SOURCE MATERIAL
__________________________________________________

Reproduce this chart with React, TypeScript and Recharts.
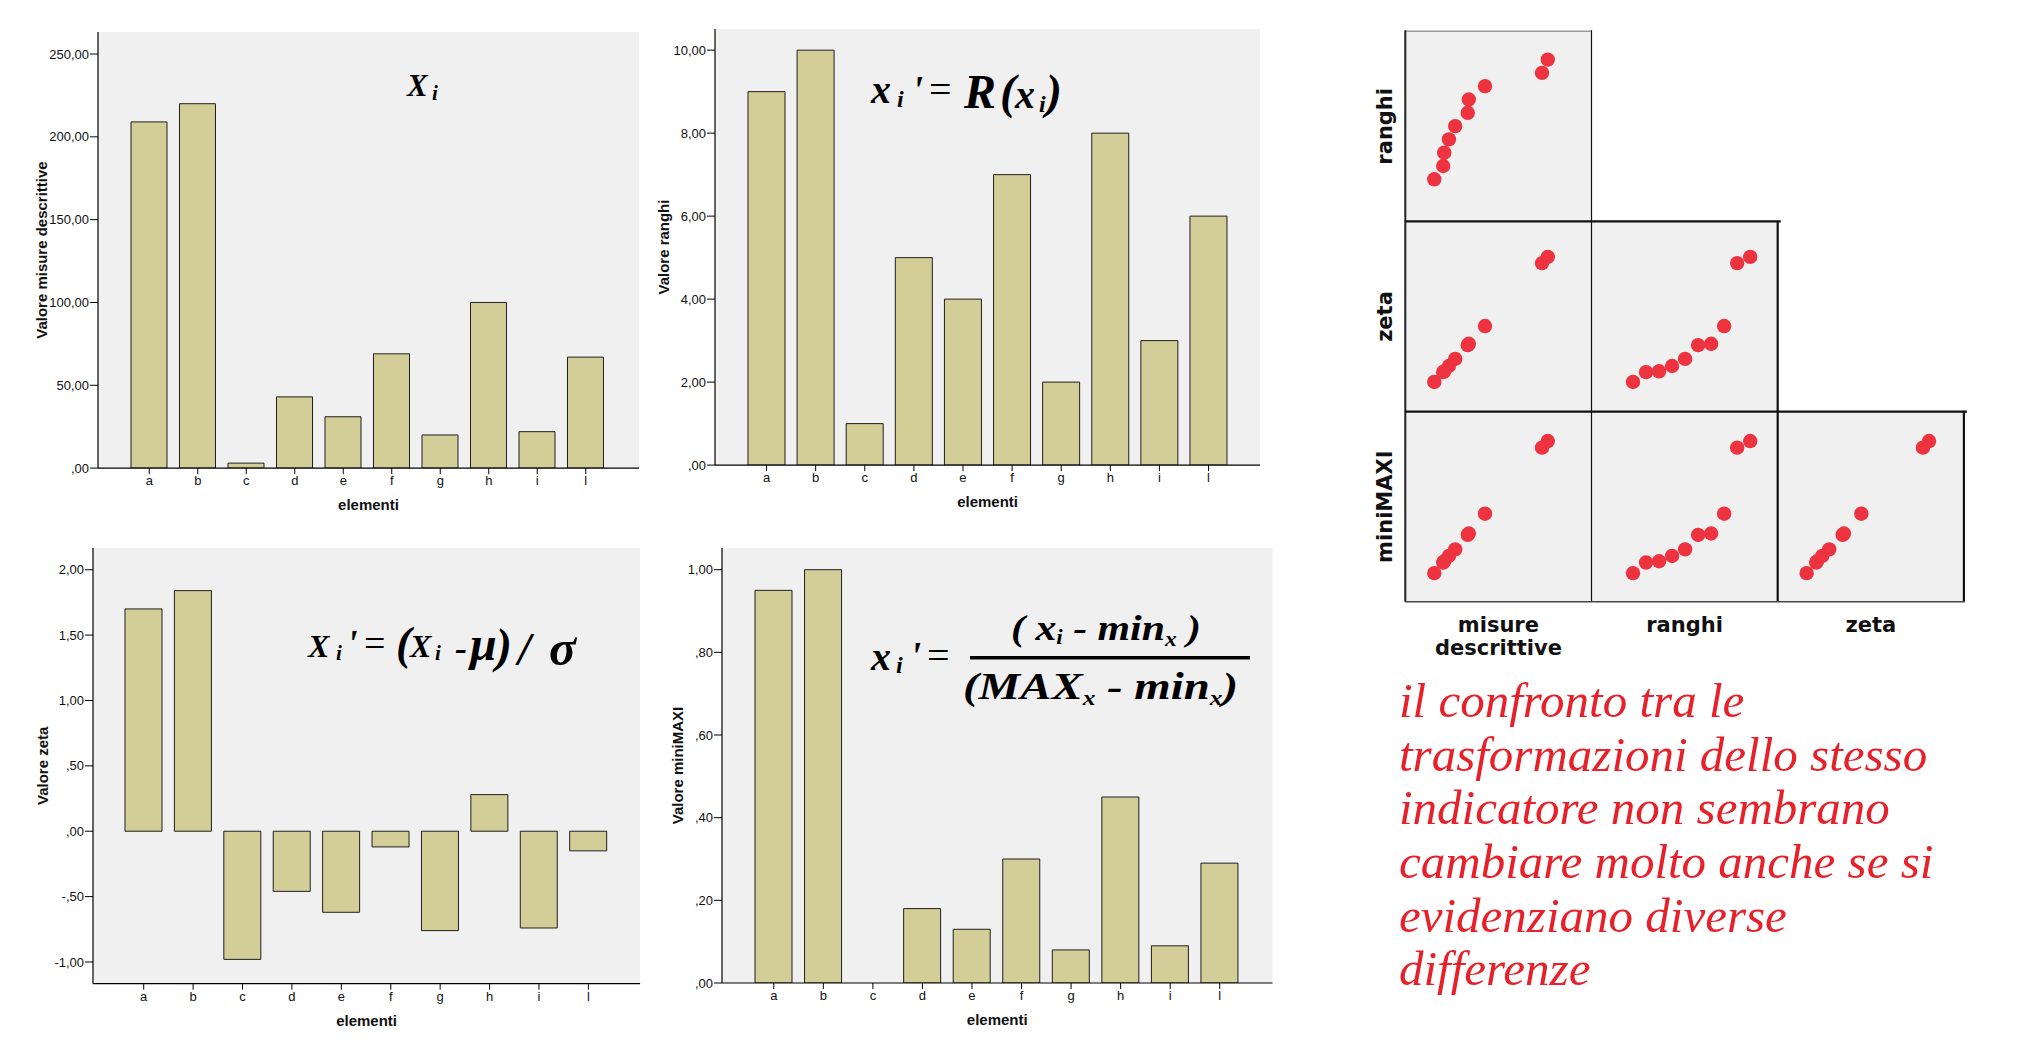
import React from 'react';
import {
  BarChart,
  Bar,
  XAxis,
  YAxis,
  CartesianGrid,
  Label,
  ScatterChart,
  Scatter,
} from 'recharts';

// ─── Data ─────────────────────────────────────────────────────────────────────

const CATEGORIES = ['a', 'b', 'c', 'd', 'e', 'f', 'g', 'h', 'i', 'l'];

const MISURE = [209, 220, 3, 43, 31, 69, 20, 100, 22, 67];
const RANGHI = [9, 10, 1, 5, 4, 7, 2, 8, 3, 6];
const ZETA = [1.7, 1.84, -0.98, -0.46, -0.62, -0.12, -0.76, 0.28, -0.74, -0.15];
const MINIMAXI = [0.95, 1.0, 0, 0.18, 0.13, 0.3, 0.08, 0.45, 0.09, 0.29];

const TICKS_MISURE = [0, 50, 100, 150, 200, 250];
const TICKS_RANGHI = [0, 2, 4, 6, 8, 10];
const TICKS_ZETA = [-1, -0.5, 0, 0.5, 1, 1.5, 2];
const TICKS_MINIMAXI = [0, 0.2, 0.4, 0.6, 0.8, 1];

const MATRIX_ROWS = ['ranghi', 'zeta', 'miniMAXI'];
const MATRIX_COLS = ['misure', 'ranghi', 'zeta'];
const MATRIX_COL_LABELS = [['misure', 'descrittive'], ['ranghi'], ['zeta']];

const NOTE_LINES = [
  'il confronto tra le',
  'trasformazioni dello stesso',
  'indicatore non sembrano',
  'cambiare molto anche se si',
  'evidenziano diverse',
  'differenze',
];

// ─── Style ────────────────────────────────────────────────────────────────────

const NARROW = "'Liberation Sans Narrow', 'Arial Narrow', 'Liberation Sans', Arial, sans-serif";
const SANS = "'Liberation Sans', Arial, sans-serif";
const SERIF = "'Liberation Serif', 'Times New Roman', 'DejaVu Serif', serif";
const MATRIX_FONT = "'DejaVu Sans', Verdana, sans-serif";

const BAR_FILL = '#d3ce97';
const PLOT_BG = '#f0f0f0';
const DOT_RED = '#ee3340';

// Italian number format, no leading zero: ",50", "-1,00"
function fmtIt(v: number): string {
  const s = Math.abs(v).toFixed(2).replace('.', ',');
  const t = s.startsWith('0,') ? s.slice(1) : s;
  return (v < 0 ? '-' : '') + t;
}

// ─── Bar panels ───────────────────────────────────────────────────────────────

interface Panel {
  values: number[];
  ticks: number[];
  domain: [number, number];
  box: { x: number; y: number; w: number; h: number };
  pad: { left: number; right: number };
  barSize: number;
  yTitle: string;
  yTitleOff: number;
}

const PANELS: Panel[] = [
  {
    values: MISURE,
    ticks: TICKS_MISURE,
    domain: [0, 263.3],
    box: { x: 98, y: 32.1, w: 541, h: 436.1 },
    pad: { left: 27, right: 29 },
    barSize: 36,
    yTitle: 'Valore misure descrittive',
    yTitleOff: 57,
  },
  {
    values: RANGHI,
    ticks: TICKS_RANGHI,
    domain: [0, 10.51],
    box: { x: 715.2, y: 29.4, w: 545.1, h: 436.1 },
    pad: { left: 27, right: 27 },
    barSize: 37,
    yTitle: 'Valore ranghi',
    yTitleOff: 51.5,
  },
  {
    values: ZETA,
    ticks: TICKS_ZETA,
    domain: [-1.166, 2.166],
    box: { x: 92.6, y: 548.3, w: 547.1, h: 435.7 },
    pad: { left: 26, right: 27 },
    barSize: 37,
    yTitle: 'Valore zeta',
    yTitleOff: 50.6,
  },
  {
    values: MINIMAXI,
    ticks: TICKS_MINIMAXI,
    domain: [0, 1.0525],
    box: { x: 721.5, y: 548.3, w: 550.5, h: 435 },
    pad: { left: 27, right: 28 },
    barSize: 37,
    yTitle: 'Valore miniMAXI',
    yTitleOff: 45,
  },
];

const LEFT_SPACE = 70;
const TOP_SPACE = 5;
const RIGHT_SPACE = 5;
const BOTTOM_SPACE = 50;

function BarPanel({ panel }: { panel: Panel }) {
  const { box } = panel;
  const rows = CATEGORIES.map((cat, i) => ({ cat, v: panel.values[i] }));

  return (
    <div style={{ position: 'absolute', left: box.x - LEFT_SPACE, top: box.y - TOP_SPACE }}>
      <BarChart
        width={LEFT_SPACE + box.w + RIGHT_SPACE}
        height={TOP_SPACE + box.h + BOTTOM_SPACE}
        data={rows}
        margin={{ top: TOP_SPACE, right: RIGHT_SPACE, bottom: 0, left: 0 }}
      >
        <CartesianGrid fill={PLOT_BG} horizontal={false} vertical={false} />
        <XAxis
          dataKey="cat"
          height={BOTTOM_SPACE}
          padding={panel.pad}
          tickSize={6}
          tickMargin={2}
          axisLine={{ stroke: '#000', strokeWidth: 1.2 }}
          tickLine={{ stroke: '#000' }}
          tick={{ fontSize: 13, fill: '#111', fontFamily: NARROW }}
          interval={0}
        >
          <Label
            content={(p: any) => {
              const vb = p.viewBox || {};
              return (
                <text
                  x={vb.x + vb.width / 2}
                  y={vb.y + 42}
                  textAnchor="middle"
                  fontFamily={SANS}
                  fontWeight="bold"
                  fontSize={15}
                  fill="#111"
                >
                  elementi
                </text>
              );
            }}
          />
        </XAxis>
        <YAxis
          width={LEFT_SPACE}
          domain={panel.domain}
          ticks={panel.ticks}
          allowDataOverflow
          tickFormatter={fmtIt}
          tickSize={8}
          tickMargin={1}
          axisLine={{ stroke: '#000', strokeWidth: 1.2 }}
          tickLine={{ stroke: '#000' }}
          tick={{ fontSize: 13, fill: '#111', fontFamily: NARROW }}
        >
          <Label
            content={(p: any) => {
              const vb = p.viewBox || {};
              const cx = vb.x + vb.width - panel.yTitleOff;
              const cy = vb.y + vb.height / 2;
              return (
                <text
                  x={cx}
                  y={cy}
                  transform={`rotate(-90 ${cx} ${cy})`}
                  textAnchor="middle"
                  dominantBaseline="central"
                  fontFamily={SANS}
                  fontWeight="bold"
                  fontSize={15}
                  fill="#111"
                >
                  {panel.yTitle}
                </text>
              );
            }}
          />
        </YAxis>
        {/* frame: top and right edges of the plot box */}
        <XAxis
          xAxisId="top"
          orientation="top"
          dataKey="cat"
          height={0}
          tick={false}
          tickLine={false}
          axisLine={{ stroke: '#7a7a7a', strokeWidth: 1.5 }}
        />
        <YAxis
          yAxisId="right"
          orientation="right"
          width={0}
          domain={panel.domain}
          tick={false}
          tickLine={false}
          axisLine={{ stroke: '#6a6a6a', strokeWidth: 1.5 }}
        />
        <Bar
          dataKey="v"
          fill={BAR_FILL}
          stroke="#1e1e1e"
          strokeWidth={1}
          barSize={panel.barSize}
          isAnimationActive={false}
        />
      </BarChart>
    </div>
  );
}

// ─── Scatter matrix ───────────────────────────────────────────────────────────

const MATRIX_VARS: Record<string, { values: number[]; domain: [number, number] }> = {
  misure: { values: MISURE, domain: [-53, 303] },
  ranghi: { values: RANGHI, domain: [-2.15, 12.15] },
  zeta: { values: ZETA, domain: [-1.64, 2.65] },
  miniMAXI: { values: MINIMAXI, domain: [-0.22, 1.22] },
};

const M = { left: 1405.3, top: 31.2, cellW: 186.2, cellH: 190.2 };
const mx = (c: number) => M.left + c * M.cellW;
const my = (r: number) => M.top + r * M.cellH;

const RedDot = (p: any) => <circle cx={p.cx} cy={p.cy} r={7.2} fill={DOT_RED} />;

function MatrixCell({ row, col }: { row: number; col: number }) {
  const xv = MATRIX_VARS[MATRIX_COLS[col]];
  const yv = MATRIX_VARS[MATRIX_ROWS[row]];
  const pts = xv.values.map((x, i) => ({ x, y: yv.values[i] }));
  return (
    <div style={{ position: 'absolute', left: mx(col), top: my(row) }}>
      <ScatterChart width={M.cellW} height={M.cellH} margin={{ top: 0, right: 0, bottom: 0, left: 0 }}>
        <CartesianGrid fill={PLOT_BG} horizontal={false} vertical={false} />
        <XAxis type="number" dataKey="x" domain={xv.domain} hide allowDataOverflow />
        <YAxis type="number" dataKey="y" domain={yv.domain} hide allowDataOverflow />
        <Scatter data={pts} shape={RedDot} isAnimationActive={false} />
      </ScatterChart>
    </div>
  );
}

// ─── Annotations (formulas, matrix frame, labels) ─────────────────────────────

const fx = {
  fontFamily: SERIF,
  fontWeight: 'bold' as const,
  fontStyle: 'italic' as const,
  fill: '#000',
};
const eq = { fontFamily: SERIF, fill: '#000' };

function Overlay() {
  const lines: Array<[number, number, number, number, string, number]> = [
    [mx(0), my(0), mx(1), my(0), '#9a9a9a', 1.5],
    [mx(0), my(0) - 1, mx(0), my(3), '#222', 2],
    [mx(1), my(0) - 1, mx(1), my(3), '#111', 1.2],
    [mx(2), my(1), mx(2), my(3), '#111', 2.2],
    [mx(3), my(2), mx(3), my(3), '#111', 2.2],
    [mx(0), my(1), mx(2) + 3, my(1), '#111', 2.2],
    [mx(0), my(2), mx(3) + 3, my(2), '#111', 2.2],
    [mx(0), my(3), mx(3) + 1, my(3), '#444', 1.5],
  ];

  return (
    <svg
      width={2023}
      height={1043}
      style={{ position: 'absolute', left: 0, top: 0, pointerEvents: 'none' }}
    >
      {/* X_i */}
      <text x={407} y={96} fontSize={31} {...fx}>X</text>
      <text x={432} y={99.5} fontSize={21} {...fx}>i</text>

      {/* x_i' = R(x_i) */}
      <text x={871} y={103} fontSize={40} {...fx}>x</text>
      <text x={897} y={106.5} fontSize={24} {...fx}>i</text>
      <text x={912} y={103} fontSize={40} {...fx}>'</text>
      <text x={929} y={103} fontSize={40} {...eq}>=</text>
      <text x={964} y={108} fontSize={48} {...fx}>R</text>
      <text x={1000} y={108} fontSize={48} {...fx}>(</text>
      <text x={1015} y={108} fontSize={40} {...fx}>x</text>
      <text x={1039} y={111.5} fontSize={24} {...fx}>i</text>
      <text x={1046} y={108} fontSize={48} {...fx}>)</text>

      {/* X_i' = (X_i - mu) / sigma */}
      <text x={308} y={656.7} fontSize={32} {...fx}>X</text>
      <text x={336} y={660} fontSize={21} {...fx}>i</text>
      <text x={347} y={656} fontSize={38} {...fx}>'</text>
      <text x={364} y={656} fontSize={38} {...eq}>=</text>
      <text x={396} y={659} fontSize={46} {...fx}>(</text>
      <text x={410} y={656.7} fontSize={32} {...fx}>X</text>
      <text x={435} y={660} fontSize={21} {...fx}>i</text>
      <text x={455} y={660} fontSize={36} {...fx}>-</text>
      <text x={470} y={660} fontSize={48} {...fx}>μ</text>
      <text x={496} y={662} fontSize={48} {...fx}>)</text>
      <text x={518} y={665} fontSize={46} {...fx}>/</text>
      <text x={549} y={665} fontSize={50} {...fx}>σ</text>

      {/* x_i' = (x_i - min_x) / (MAX_x - min_x) */}
      <text x={871} y={670} fontSize={40} {...fx}>x</text>
      <text x={896} y={673} fontSize={24} {...fx}>i</text>
      <text x={910} y={669} fontSize={40} {...fx}>'</text>
      <text x={927} y={669} fontSize={40} {...eq}>=</text>
      <text x={1011} y={640} fontSize={36} textLength={190} lengthAdjust="spacingAndGlyphs" {...fx}>
        <tspan>( x</tspan>
        <tspan fontSize={20} dy={4}>i</tspan>
        <tspan fontSize={36} dy={-4}> - min</tspan>
        <tspan fontSize={20} dy={6}>x</tspan>
        <tspan fontSize={36} dy={-6}> )</tspan>
      </text>
      <rect x={970} y={656} width={280} height={3.5} fill="#000" />
      <text x={963} y={699} fontSize={37} textLength={275} lengthAdjust="spacingAndGlyphs" {...fx}>
        <tspan>(MAX</tspan>
        <tspan fontSize={20} dy={6}>x</tspan>
        <tspan fontSize={37} dy={-6}> - min</tspan>
        <tspan fontSize={20} dy={6}>x</tspan>
        <tspan fontSize={37} dy={-6}>)</tspan>
      </text>

      {/* scatter matrix frame */}
      {lines.map(([x1, y1, x2, y2, c, w], i) => (
        <line key={i} x1={x1} y1={y1} x2={x2} y2={y2} stroke={c} strokeWidth={w} />
      ))}

      {MATRIX_ROWS.map((name, r) => {
        const cx = 1385.4;
        const cy = my(r) + M.cellH / 2;
        return (
          <text
            key={name}
            x={cx}
            y={cy}
            transform={`rotate(-90 ${cx} ${cy})`}
            textAnchor="middle"
            dominantBaseline="central"
            fontFamily={MATRIX_FONT}
            fontWeight="bold"
            fontSize={21}
            fill="#111"
          >
            {name}
          </text>
        );
      })}

      {MATRIX_COL_LABELS.map((parts, c) => (
        <text
          key={c}
          x={mx(c) + M.cellW / 2}
          y={631.5}
          textAnchor="middle"
          fontFamily={MATRIX_FONT}
          fontWeight="bold"
          fontSize={21}
          fill="#111"
        >
          {parts.map((p, k) => (
            <tspan key={k} x={mx(c) + M.cellW / 2} dy={k === 0 ? 0 : 23}>
              {p}
            </tspan>
          ))}
        </text>
      ))}
    </svg>
  );
}

// ─── App ──────────────────────────────────────────────────────────────────────

export default function App() {
  const cells: Array<[number, number]> = [];
  MATRIX_ROWS.forEach((_, r) => {
    for (let c = 0; c <= r; c++) cells.push([r, c]);
  });

  return (
    <div
      style={{
        position: 'absolute',
        left: 0,
        top: 0,
        width: 2023,
        height: 1043,
        background: '#fff',
        overflow: 'hidden',
      }}
    >
      {PANELS.map((p, i) => (
        <BarPanel key={i} panel={p} />
      ))}

      {cells.map(([r, c]) => (
        <MatrixCell key={`${r}-${c}`} row={r} col={c} />
      ))}

      <div
        style={{
          position: 'absolute',
          left: 1399,
          top: 673.9,
          fontFamily: SERIF,
          fontStyle: 'italic',
          fontSize: 49,
          lineHeight: '53.7px',
          color: '#e8202a',
          whiteSpace: 'nowrap',
        }}
      >
        {NOTE_LINES.map((l, i) => (
          <div key={i}>{l}</div>
        ))}
      </div>

      <Overlay />
    </div>
  );
}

__________________________________________________

WHAT THE EXERCISE ASKS
Copy exactly the lines running from the beginning of the listing through the line that has "[['misure', 'descrittive'], ['ranghi'], ['zeta']];". Drop the pictures.

RESULT OF THE EXERCISE
Reproduce this chart with React, TypeScript and Recharts.
import React from 'react';
import {
  BarChart,
  Bar,
  XAxis,
  YAxis,
  CartesianGrid,
  Label,
  ScatterChart,
  Scatter,
} from 'recharts';

// ─── Data ─────────────────────────────────────────────────────────────────────

const CATEGORIES = ['a', 'b', 'c', 'd', 'e', 'f', 'g', 'h', 'i', 'l'];

const MISURE = [209, 220, 3, 43, 31, 69, 20, 100, 22, 67];
const RANGHI = [9, 10, 1, 5, 4, 7, 2, 8, 3, 6];
const ZETA = [1.7, 1.84, -0.98, -0.46, -0.62, -0.12, -0.76, 0.28, -0.74, -0.15];
const MINIMAXI = [0.95, 1.0, 0, 0.18, 0.13, 0.3, 0.08, 0.45, 0.09, 0.29];

const TICKS_MISURE = [0, 50, 100, 150, 200, 250];
const TICKS_RANGHI = [0, 2, 4, 6, 8, 10];
const TICKS_ZETA = [-1, -0.5, 0, 0.5, 1, 1.5, 2];
const TICKS_MINIMAXI = [0, 0.2, 0.4, 0.6, 0.8, 1];

const MATRIX_ROWS = ['ranghi', 'zeta', 'miniMAXI'];
const MATRIX_COLS = ['misure', 'ranghi', 'zeta'];
const MATRIX_COL_LABELS = [['misure', 'descrittive'], ['ranghi'], ['zeta']];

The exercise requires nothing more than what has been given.